Whole Wheat Spaghetti With Broccoli Pesto

A delicious and lighter version of pesto—boosted with broccoli.

Serves: 4


1 lb. package of whole wheat spaghetti

1 12-oz bag Eat Smart Broccoli Florets

6 cloves garlic, peeled

1 cup of fresh basil leaves

1 small lemon, washed

1/3 cup grated Parmesan cheese

1/4 cup toasted pine nuts (can substitute walnuts)

2 tsp kosher salt

1/4 tsp ground black pepper

1/3 cup extra virgin olive oil


Reserve half of the broccoli for another use. Cook the pasta to al dente according to directions on package. While pasta is cooking, place remaining 6 oz of broccoli and garlic cloves in steamer and steam for five minutes or just until broccoli is tender. Remove from heat. With a small paring knife, remove yellow layer of zest from lemon in strips. Reserve zest and juice the lemon.

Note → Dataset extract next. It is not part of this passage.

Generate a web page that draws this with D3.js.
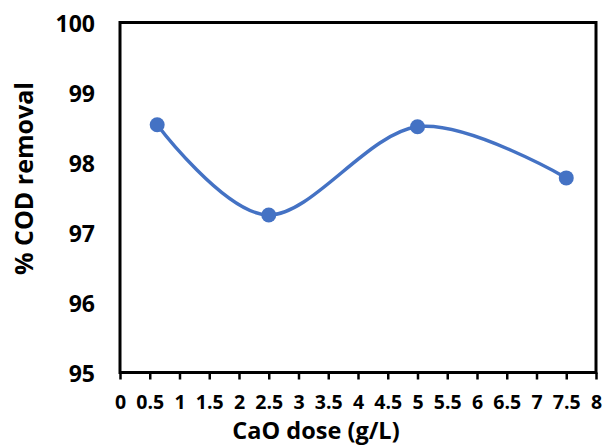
<!DOCTYPE html>
<html><head><meta charset="utf-8">
<script src="https://cdn.jsdelivr.net/npm/d3@7"></script>
<style>body{margin:0;background:#fff}svg{display:block}text{font-family:"Open Sans",sans-serif;font-weight:bold;fill:#000}</style>
</head><body>
<script>
const doses = [0.625, 2.5, 5, 7.5];
const codRemoval = [98.54, 97.25, 98.51, 97.78];
const xTicks = [0,0.5,1,1.5,2,2.5,3,3.5,4,4.5,5,5.5,6,6.5,7,7.5,8];
const yTicks = [95,96,97,98,99,100];

const W=604,H=446;
const svg=d3.select("body").append("svg").attr("width",W).attr("height",H);
const x=d3.scaleLinear().domain([0,8]).range([120,596]);
const y=d3.scaleLinear().domain([95,100]).range([372.5,22.5]);

// box
svg.append("rect").attr("x",x(0)).attr("y",y(100)).attr("width",x(8)-x(0)).attr("height",y(95)-y(100))
  .attr("fill","none").attr("stroke","#000").attr("stroke-width",3);

// x axis
const xa=svg.append("g").attr("transform",`translate(0,${y(95)})`)
  .call(d3.axisBottom(x).tickValues(xTicks).tickSize(7).tickPadding(16).tickFormat(d=>String(d)));
xa.select(".domain").remove();
xa.attr("font-family",null);
xa.selectAll("line").attr("stroke","#000").attr("stroke-width",2.5);
xa.selectAll("text").attr("font-size",19.5).attr("fill","#000");

// y axis
const ya=svg.append("g").attr("transform",`translate(${x(0)},0)`)
  .call(d3.axisLeft(y).tickValues(yTicks).tickSize(0).tickPadding(25).tickFormat(d3.format("d")));
ya.select(".domain").remove();
ya.attr("font-family",null);
ya.selectAll("text").attr("font-size",23).attr("fill","#000").attr("dy","0.4em");

// line
const pts=doses.map((d,i)=>[x(d),y(codRemoval[i])]);
svg.append("path").attr("d",d3.line().curve(d3.curveCardinal.tension(0))(pts))
  .attr("fill","none").attr("stroke","#4472C4").attr("stroke-width",3.5);
svg.selectAll("circle.pt").data(doses).join("circle").attr("class","pt")
  .attr("cx",(d)=>x(d)).attr("cy",(d,i)=>y(codRemoval[i])).attr("r",7.5).attr("fill","#4472C4");

// titles
svg.append("text").attr("x",316).attr("y",438.5).attr("text-anchor","middle").attr("font-size",23.5).text("CaO dose (g/L)");
svg.append("text").attr("transform","translate(33,178.5) rotate(-90)").attr("text-anchor","middle").attr("font-size",25).text("% COD removal");
</script>
</body></html>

When pasta is al dente, drain pasta reserving one cup of the cooking water from the pot. Place steamed broccoli and garlic in food processor fitted with the steel blade and pulse until finely chopped. Stop machine, scrape down sides, add basil, lemon zest, lemon juice, Parmesan, nuts, salt and pepper and pulse until finely chopped. Stop machine and scrape down sides. Turn on machine and drizzle in olive oil in a fine stream and process until blended. Place pasta and pesto in large skillet over medium heat. Stir in some of the reserved cooking water, 1/4 cup at a time, and heat so that pasta may finish its cooking while absorbing some of the pesto. Depending on thickness of your pesto, you may not need the entire cup of reserved cooking water for thinning. Divide amongst four pasta bowls and serve.